We passed Buxton and had a distant look at the tallest brick lighthouse on the east coast, the Hatteras Light. In Hatteras village, we caught the free ferry to Ocracoke, which was a nice, warm break.

Ocracoke was a nice ride. Since the ferry only runs every hour this time of year, and the ferry is the only thing to drive to on the east end of the island.

We pulled into Ocrocoke village just before sunset, and scoped out our camping spot near the Springer's Point, part of the North Carolina Coastal Land Trust. Springer's Point used to be a hangout of Blackbeard the pirate.
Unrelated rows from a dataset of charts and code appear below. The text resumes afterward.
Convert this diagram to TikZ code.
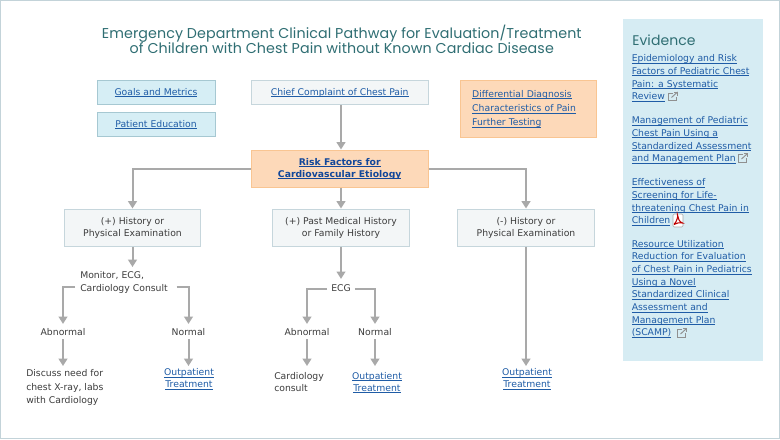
\documentclass[tikz,border=0pt]{standalone}
\usepackage{fontspec}
\setmainfont{DejaVu Sans}
\newfontfamily\titlefont{Poppins}[LetterSpace=0.6]
\usetikzlibrary{arrows.meta,positioning}

\definecolor{framecol}{HTML}{C3D3D9}
\definecolor{titlecol}{HTML}{2F6E73}
\definecolor{linkcol}{HTML}{1F5CA6}
\definecolor{riskcol}{HTML}{12479A}
\definecolor{bodycol}{HTML}{3C3C3C}
\definecolor{flowcol}{HTML}{A9A9A9}
\definecolor{bluefill}{HTML}{D6EEF5}
\definecolor{blueedge}{HTML}{A6C8D2}
\definecolor{greyfill}{HTML}{F3F6F7}
\definecolor{greyedge}{HTML}{C6D6DC}
\definecolor{orangefill}{HTML}{FDD9B9}
\definecolor{orangeedge}{HTML}{F9C592}
\definecolor{panelfill}{HTML}{D6ECF3}

% link text with a rule at a fixed depth
\newcommand{\lnk}[1]{\leavevmode\setbox0\hbox{#1}\rlap{\rule[-1.2pt]{\wd0}{0.45pt}}\box0}

\tikzset{
    basebox/.style={draw, line width=0.75pt, inner sep=0pt, align=center, text=linkcol,
        font=\fontsize{6.95}{9}\selectfont},
    bluebox/.style={basebox, fill=bluefill, draw=blueedge, minimum width=88.5pt, minimum height=18.5pt},
    greybox/.style={basebox, fill=greyfill, draw=greyedge, minimum width=102.5pt, minimum height=27.75pt},
    orangebox/.style={basebox, fill=orangefill, draw=orangeedge},
    plain/.style={inner sep=0pt, align=center, text=bodycol, font=\fontsize{6.95}{9}\selectfont},
    shortlabel/.style={plain, minimum height=11.25pt},
    outp/.style={inner xsep=0pt, inner ysep=2pt, align=center, text=linkcol, font=\fontsize{6.95}{9}\selectfont},
    evlink/.style={anchor=north west, inner sep=0pt, align=left, text=linkcol, font=\fontsize{6.95}{9.5}\selectfont},
    flow/.style={draw=flowcol, line width=1.5pt, -{Triangle[width=6.5pt,length=5.5pt]}},
    extlink/.pic={
        \draw[flowcol!85!black, line width=0.5pt] (5,1.5) -- (0.5,1.5) -- (0.5,9) -- (8,9) -- (8,5);
        \draw[flowcol!85!black, line width=0.7pt] (3.5,6) -- (9.5,0.5);
        \draw[flowcol!85!black, line width=0.7pt] (6,0.5) -- (9.5,0.5) -- (9.5,4);
    },
    pdflink/.pic={
        \draw[flowcol, fill=white, line width=0.4pt, rounded corners=1pt] (0,0) rectangle (10,13);
        \draw[red!75!black, line width=0.8pt] (1,10.5) .. controls (4,7) and (5,3) .. (4.5,1)
            .. controls (5,4) and (6,8) .. (9.5,9) .. controls (6,8.5) and (3,9) .. (1,10.5);
    }
}

\begin{document}
\begin{tikzpicture}[x=0.75pt,y=-0.75pt]
    \useasboundingbox (0,0) rectangle (780,439);
    \fill[white] (0,0) rectangle (780,439);
    \draw[framecol, line width=0.75pt] (0.5,0.5) rectangle (779.5,438.5);

    % Title
    \node[inner sep=0pt, align=center, text=titlecol, font=\titlefont\fontsize{10.7}{11.25}\selectfont] (title) at (341.8,39.5)
        {Emergency Department Clinical Pathway for Evaluation/Treatment\\
         of Children with Chest Pain without Known Cardiac Disease};

    % Top row
    \node[bluebox] (goals) at (156,92.5) {\lnk{Goals and Metrics}};
    \node[bluebox] (patientedu) at (156,124.5) {\lnk{Patient Education}};
    \node[basebox, fill=greyfill, draw=greyedge, minimum width=133pt, minimum height=18.5pt] (chief) at (339.7,92.5)
        {\lnk{Chief Complaint of Chest Pain}};
    \node[orangebox, anchor=north west, text width=84.2pt, inner xsep=8.8pt, minimum height=43pt, align=left,
        font=\fontsize{6.95}{10.7}\selectfont] (diff) at (460,80)
        {\lnk{Differential Diagnosis}\\ \lnk{Characteristics of Pain}\\ \lnk{Further Testing}};

    % Risk factors
    \node[orangebox, minimum width=133pt, minimum height=27.75pt, text=riskcol, font=\fontsize{6.95}{9}\selectfont\bfseries] (risk) at (339.7,168.5)
        {\lnk{Risk Factors for}\\ \lnk{Cardiovascular Etiology}};

    % Three branches
    \node[greybox, text=bodycol] (histpos) at (132.5,227.5) {(+) History or\\ Physical Examination};
    \node[greybox, text=bodycol] (pastpos) at (341,227.5) {(+) Past Medical History\\ or Family History};
    \node[greybox, text=bodycol] (histneg) at (526,227.5) {(-) History or\\ Physical Examination};

    % Left branch
    \node[plain, anchor=north west, text width=68.25pt, inner xsep=3.75pt, inner ysep=3pt, align=left,
        font=\fontsize{6.95}{10}\selectfont] (monitor) at (75,267) {Monitor, ECG,\\ Cardiology Consult};
    \node[shortlabel] (abnA) at (63,331.7) {Abnormal};
    \node[shortlabel] (normA) at (188.5,331.7) {Normal};
    \node[plain, anchor=north west, inner ysep=2.7pt, align=left, font=\fontsize{6.95}{10}\selectfont] (discuss) at (26,366)
        {Discuss need for\\ chest X-ray, labs\\ with Cardiology};
    \node[outp, anchor=north] (outpA) at (189,366) {\lnk{Outpatient}\\ \lnk{Treatment}};

    % Middle branch
    \node[plain, minimum width=20.25pt, minimum height=14pt] (ecg) at (341,288.5) {ECG};
    \node[shortlabel] (abnB) at (307,331.7) {Abnormal};
    \node[shortlabel] (normB) at (375,331.7) {Normal};
    \node[plain, anchor=north west, inner ysep=4.5pt, align=left] (consult) at (274,366) {Cardiology\\ consult};
    \node[outp, anchor=north, inner ysep=4.5pt] (outpB) at (377,366) {\lnk{Outpatient}\\ \lnk{Treatment}};

    % Right branch
    \node[outp, anchor=north] (outpC) at (527,366) {\lnk{Outpatient}\\ \lnk{Treatment}};

    % Connectors
    \draw[flow] (chief.south -| pastpos.north) -- (risk.north -| pastpos.north);
    \draw[flow] (risk.west) -| (histpos.north);
    \draw[flow] (risk.south -| pastpos.north) -- (pastpos.north);
    \draw[flow] (risk.east) -| (histneg.north);
    \draw[flow] (histpos.south) -- (histpos.south |- monitor.north);
    \draw[flow] ([yshift=-3.2pt]monitor.west) -| (abnA.north);
    \draw[flow] ([yshift=-3.2pt]monitor.east) -| (normA.north);
    \draw[flow] (abnA.south) -- (abnA.south |- discuss.north);
    \draw[flow] (normA.south) -- (normA.south |- outpA.north);
    \draw[flow] (pastpos) -- (ecg);
    \draw[flow] (ecg.west) -| (abnB.north);
    \draw[flow] (ecg.east) -| (normB.north);
    \draw[flow] (abnB.south) -- (abnB.south |- consult.north);
    \draw[flow] (normB.south) -- (normB.south |- outpB.north);
    \draw[flow] (histneg.south) -- (histneg.south |- outpC.north);

    % Evidence panel
    \fill[panelfill] (623,19) rectangle (763,360.5);
    \node[anchor=west, inner sep=0pt, text=titlecol, font=\titlefont\fontsize{10.5}{12}\selectfont] (evidence) at (632,40.5) {Evidence};
    \node[evlink] (evA) at (631.5,54.5)
        {\lnk{Epidemiology and Risk}\\ \lnk{Factors of Pediatric Chest}\\ \lnk{Pain: a Systematic}\\ \lnk{Review}};
    \node[evlink] (evB) at (631.5,116.5)
        {\lnk{Management of Pediatric}\\ \lnk{Chest Pain Using a}\\ \lnk{Standardized Assessment}\\ \lnk{and Management Plan}};
    \node[evlink] (evC) at (631.5,178.5)
        {\lnk{Effectiveness of}\\ \lnk{Screening for Life-}\\ \lnk{threatening Chest Pain in}\\ \lnk{Children}};
    \node[evlink] (evD) at (631.5,240)
        {\lnk{Resource Utilization}\\ \lnk{Reduction for Evaluation}\\ \lnk{of Chest Pain in Pediatrics}\\ \lnk{Using a Novel}\\
         \lnk{Standardized Clinical}\\ \lnk{Assessment and}\\ \lnk{Management Plan}\\ \lnk{(SCAMP)}};
    \foreach \x/\y in {668/91.5,738/153,677/328}
        \pic at (\x,\y) {extlink};
    \pic at (673,214) {pdflink};
\end{tikzpicture}
\end{document}
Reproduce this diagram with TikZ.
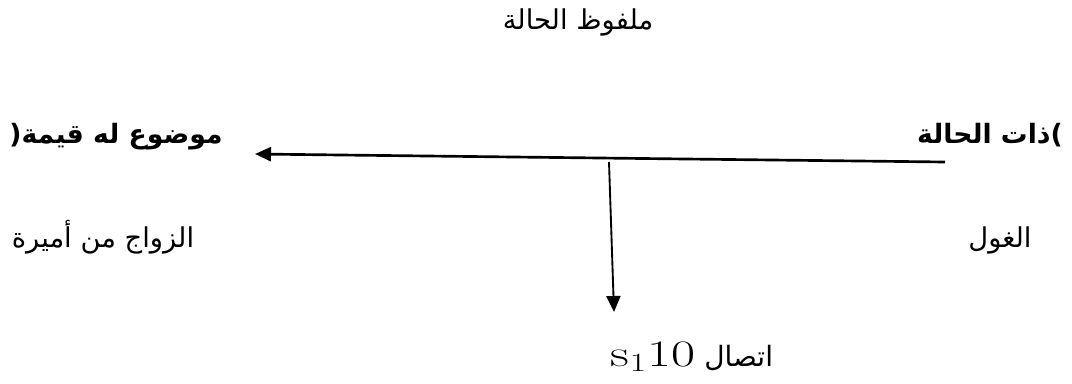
\documentclass[tikz,border=0pt]{standalone}
\usepackage{fontspec}
\usepackage{tikz}
\usetikzlibrary{arrows.meta}
\TeXXeTstate=1
\newfontfamily\arabicfont[Script=Arabic]{DejaVu Sans}
\tikzset{
  label ar/.style={font=\arabicfont\fontsize{20.5}{23}\selectfont, anchor=base, inner sep=0pt},
  title ar/.style={font=\arabicfont\bfseries\fontsize{20}{23}\selectfont, anchor=base, inner sep=0pt},
  link/.style={draw, line width=2pt, -{Triangle[length=12pt,width=10.5pt]}}
}

\begin{document}
\begin{tikzpicture}[x=0.75pt, y=0.75pt]
  \useasboundingbox (0,0) rectangle (1072,-383);
  \node[label ar] (enonce) at (578,-29) {\beginR ملفوظ الحالة\endR};
  \node[title ar] (subj) at (990,-143) {\beginR\hbox{)}ذات الحالة\endR};
  \node[title ar] (obj) at (116,-143) {\beginR موضوع له قيمة\hbox{(}\endR};
  \node[label ar] (subjval) at (1000,-247) {\beginR الغول\endR};
  \node[label ar] (objval) at (103,-247) {\beginR الزواج من أميرة\endR};
  \node[label ar, font=\arabicfont\fontsize{21}{24}\selectfont] (conj) at (692,-366)
    {\beginR اتصال \beginL\scalebox{1.4}[1]{\rmfamily\fontsize{28}{30}\selectfont s\textsubscript{1}10}\endL\endR};
  \coordinate (subjend) at (945,-162);
  \coordinate (objend) at (255,-154);
  \coordinate (junc) at (609,-162);
  \coordinate (conjtop) at (614,-312);
  \draw[link] (subjend) -- (objend);
  \draw[link, line width=1.4pt] (junc) -- (conjtop);
\end{tikzpicture}
\end{document}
There is more than just pirates to worry about at Springer's Point. If you are not careful, the turtles will drop from the trees and ambush you:

We watched the sun set over Springer's Point. It was one of those rare sunsets, when you can see the last sliver of sun as it dissapears below the horizon, unobscured by land, trees, or clouds. Watching that last bit of light wink out is the perfect way to end a day.

We ate dinner out at Daijo, and were one of only two groups there that evening. Daijo was one of only two places open for dinner in Ocracoke this time of year.

After dinner we turned on our lights, rode back past Springer's Point and set up camp. I was fast asleep in no time, and slept well until our alarm went off well before dawn.

It was cold and dark as we broke camp and brought our bikes out of the woods. We warmed up in the ferry office with coffee and trail mix while we waited for our final leg of the journey to begin. The sun rose over the Pamlico Sound as we rode the Swan Quarter ferry back to our car.

We had a great shakedown ride. Our gear (and our legs and lungs and bums) held up admirably. The cold was penetrating, but not miserable. As long as it doesn't get much colder during our long trip, we should be OK.

The hardest part now is waiting for the real trip to begin. Our tickets are purchased, our gear is ready, and the open road beckons.